As a part time minister, I turn my hand to a number of other interests to make a living. It’s a diverse list: minister, prison chaplain, grapegrower, winemaker, sheep and grain farmer, and training & development consultant. This time of year the vineyard is bare of leaves, the sheep have been let roam among the vines and the daily routine is firmly focused on the pruning.
Pruning is perhaps the most unromantic aspect of running a vineyard. The work is slow and meticulous. If you work quickly you can cover about 50 metres of vines an hour, and the rows are 400 metres long. Thinking too much about the end is daunting. But if you can stay in the moment; be absorbed in the cutting and preparing the vine for the next season of growth, there are simple pleasures to be enjoyed. We use electronic secateurs so the physical strain is reduced and the company is good. We talk almost non-stop. Discussion of news, politics, gossip and life is interspersed by brief periods of silence which invariably gives way to someone breaking into song (generally some old ballad).
Often, because of my other roles, I have to break off from the small group of pruners and attend to conducting a service at a nursing home, or a funeral or to visit the Dhurringile prison. At times like these I can relate to the Old Testament prophet Amos who said, ‘I am no prophet, nor a prophet’s son; but I am a herdsman, and a dresser of sycamore trees, and the Lord took me from following the flock, and the Lord said to me, “Go, prophesy to my people Israel.” (Amos 7:14-15)
I’m not sure I do a lot of prophesying, but you get the drift. As a jack of all trades one can feel a bit of an outsider amongst the full-time professionals. But outsiders can often see situations with a fresh eye and insight that often gets lost or taken for granted by insiders. According to research from Brigham Young University, better decisions come from teams that include a “socially distinct newcomer.” That’s academic talk for someone who is different enough to take insiders out of their comfort zones.

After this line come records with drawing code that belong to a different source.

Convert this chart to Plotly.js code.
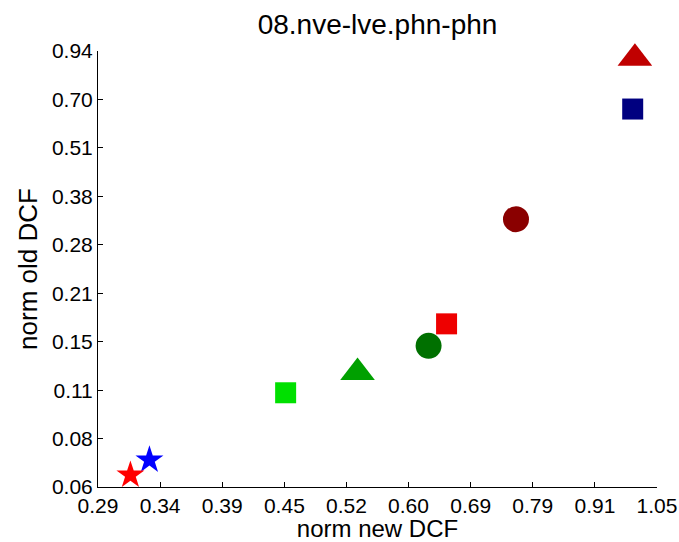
<!DOCTYPE html>
<html>
<head>
<meta charset="utf-8">
<script src="https://cdn.plot.ly/plotly-3.0.1.min.js"></script>
<style>html,body{margin:0;padding:0;background:#fff;}#chart{width:679px;height:542px;}</style>
</head>
<body>
<div id="chart"></div>
<script>
// data values (log-log axes)
const newDCF = [0.997, 0.992, 0.761, 0.650, 0.624, 0.531, 0.451, 0.331, 0.317];
const oldDCF = [0.898, 0.655, 0.330, 0.172, 0.150, 0.127, 0.112, 0.0737, 0.0671];

// marker styles
const symbols = ['triangle-up', 'square', 'circle', 'square', 'circle', 'triangle-up', 'square', 'star', 'star'];
const colors  = ['#c00000', '#000080', '#8a0000', '#ee0000', '#007000', '#00a000', '#00e000', '#0000ff', '#ff0000'];
const sizes   = [30, 21, 26, 21, 26, 30, 21, 21, 21];

// tick positions and labels
const xTickVals = [0.2945, 0.3391, 0.3905, 0.4497, 0.5178, 0.5962, 0.6866, 0.7906, 0.9104, 1.0483];
const xTickText = ['0.29', '0.34', '0.39', '0.45', '0.52', '0.60', '0.69', '0.79', '0.91', '1.05'];
const yTickVals = [0.0623, 0.0842, 0.1138, 0.1539, 0.2081, 0.2813, 0.3803, 0.5142, 0.6952, 0.94];
const yTickText = ['0.06', '0.08', '0.11', '0.15', '0.21', '0.28', '0.38', '0.51', '0.70', '0.94'];

const font = 'Liberation Sans, Arial, Helvetica, sans-serif';

const trace = {
  x: newDCF,
  y: oldDCF,
  mode: 'markers',
  type: 'scatter',
  cliponaxis: false,
  marker: {symbol: symbols, color: colors, size: sizes, opacity: 1, line: {width: 0}},
  hoverinfo: 'x+y'
};

const layout = {
  width: 679,
  height: 542,
  margin: {l: 98, r: 22, t: 51, b: 55},
  paper_bgcolor: '#fff',
  plot_bgcolor: '#fff',
  showlegend: false,
  font: {family: font, color: '#000'},
  title: {text: '08.nve-lve.phn-phn', font: {size: 28, family: font, color: '#000'}, x: 0.556, xanchor: 'center', y: 0.955, yanchor: 'middle'},
  xaxis: {
    type: 'log',
    range: [Math.log10(0.2945), Math.log10(1.0483)],
    tickmode: 'array', tickvals: xTickVals, ticktext: xTickText,
    ticks: 'inside', ticklen: 5, tickcolor: '#000', tickwidth: 1,
    showline: true, linecolor: '#000', linewidth: 1, mirror: false,
    showgrid: false, zeroline: false,
    ticklabelstandoff: 0,
    tickfont: {size: 21, family: font, color: '#000'},
    title: {text: 'norm new DCF', font: {size: 24, family: font, color: '#000'}, standoff: 2}
  },
  yaxis: {
    type: 'log',
    range: [Math.log10(0.0623), Math.log10(0.94)],
    tickmode: 'array', tickvals: yTickVals, ticktext: yTickText,
    ticks: 'inside', ticklen: 5, tickcolor: '#000', tickwidth: 1,
    showline: true, linecolor: '#000', linewidth: 1, mirror: false,
    showgrid: false, zeroline: false,
    ticklabelstandoff: 0,
    tickfont: {size: 21, family: font, color: '#000'},
    title: {text: 'norm old DCF', font: {size: 26, family: font, color: '#000'}, standoff: 6}
  }
};

Plotly.newPlot('chart', [trace], layout, {displayModeBar: false, staticPlot: true});
</script>
</body>
</html>
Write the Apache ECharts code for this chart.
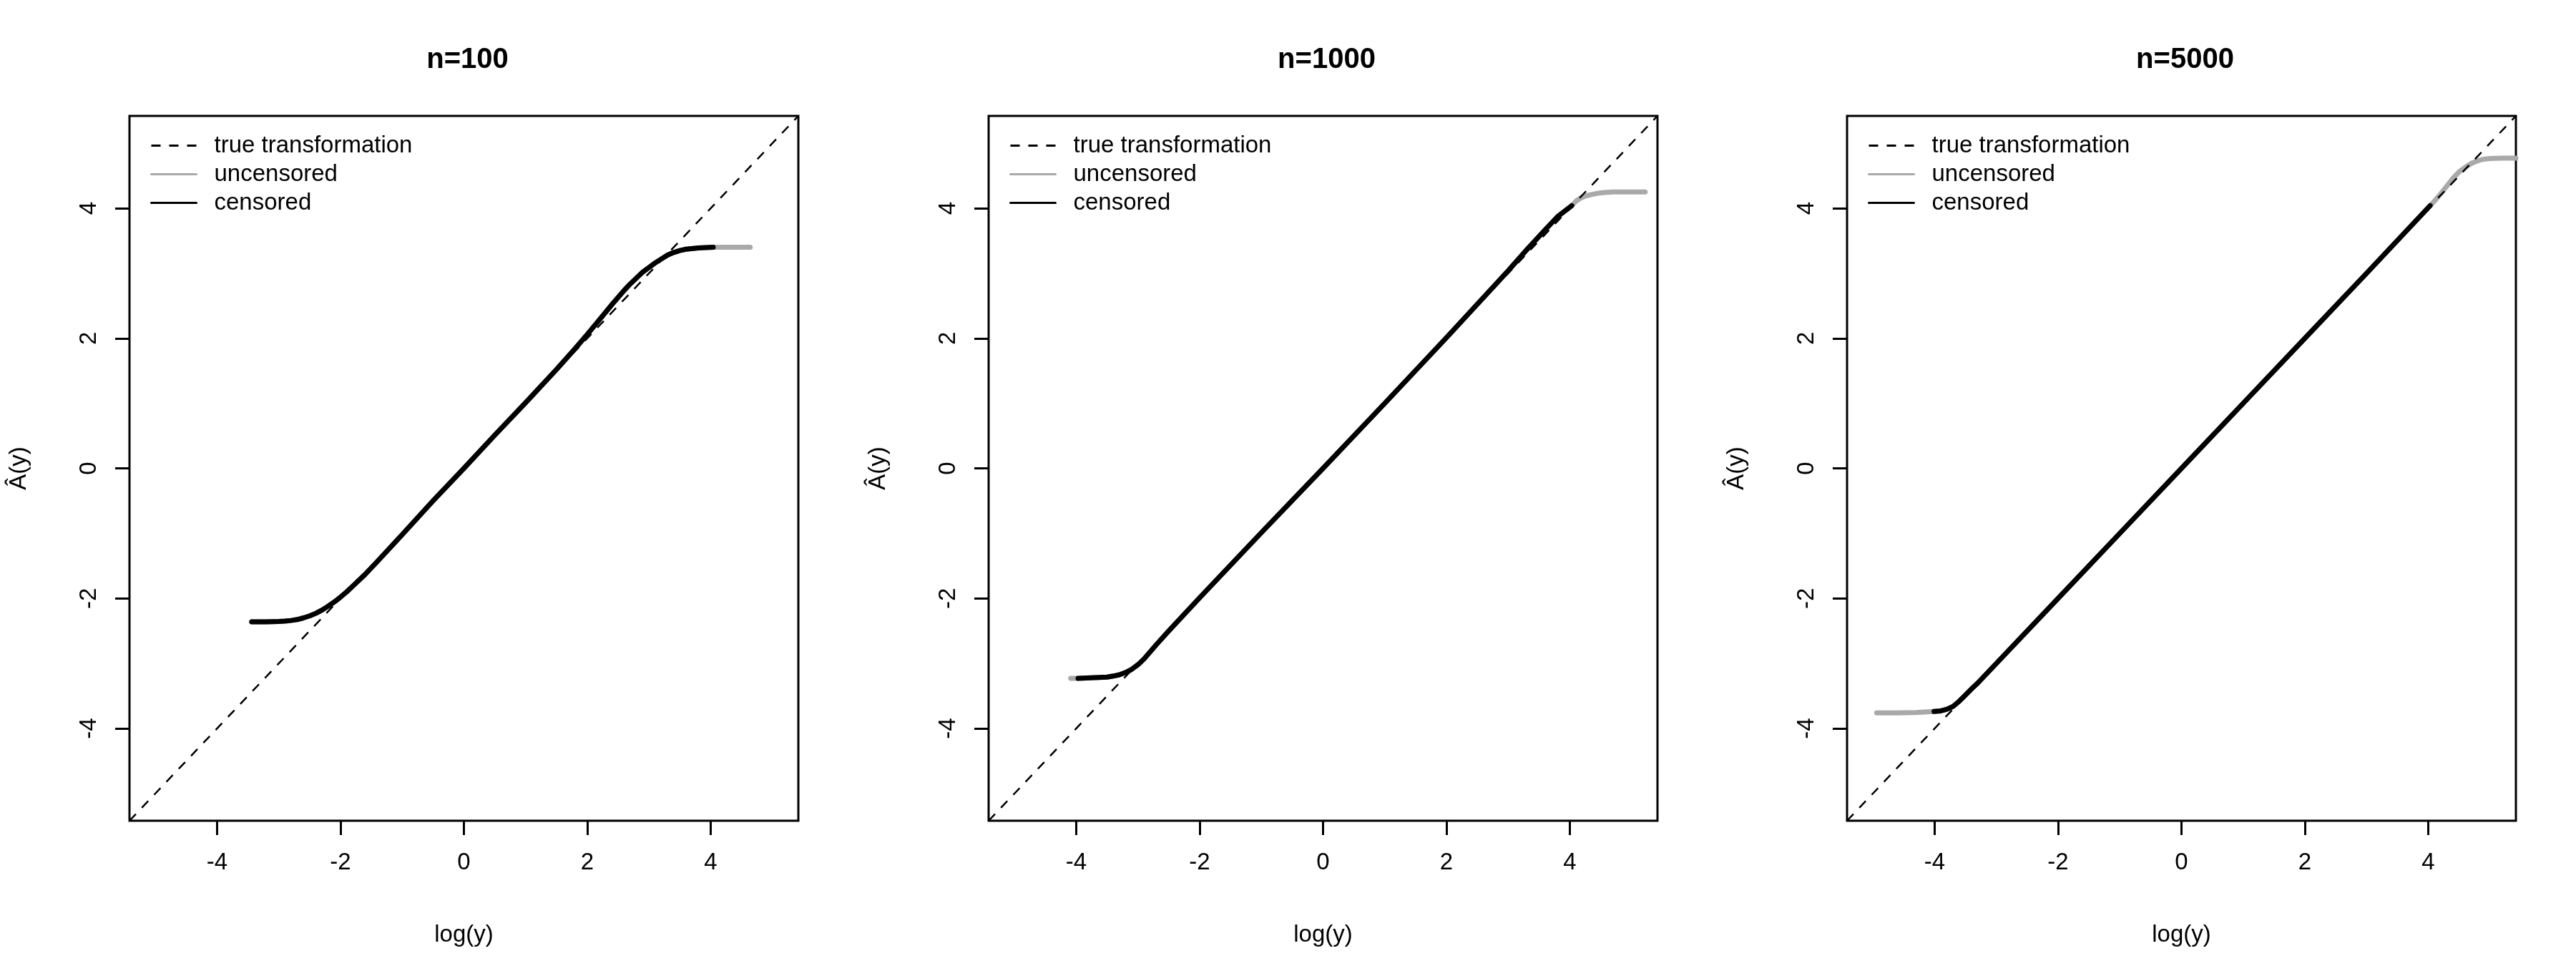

Outsiders bring new ideas and perspectives, but study co-author Katie Liljenquist says, “We found the mere presence of a newcomer who is socially distinct can really shake up the group dynamic. That leads to discomfort, but also to a better process that ultimately yields superior outcomes.”
If you haven’t been to church in a while (or ever) the chances are you would be worried about being an outsider. But the truth is we need you. The church is not a collection of Lone Rangers. It is the Body of Christ. We need your gifts and we need the discomfort that might come as we change and grow.
This is the gospel, and it’s good news!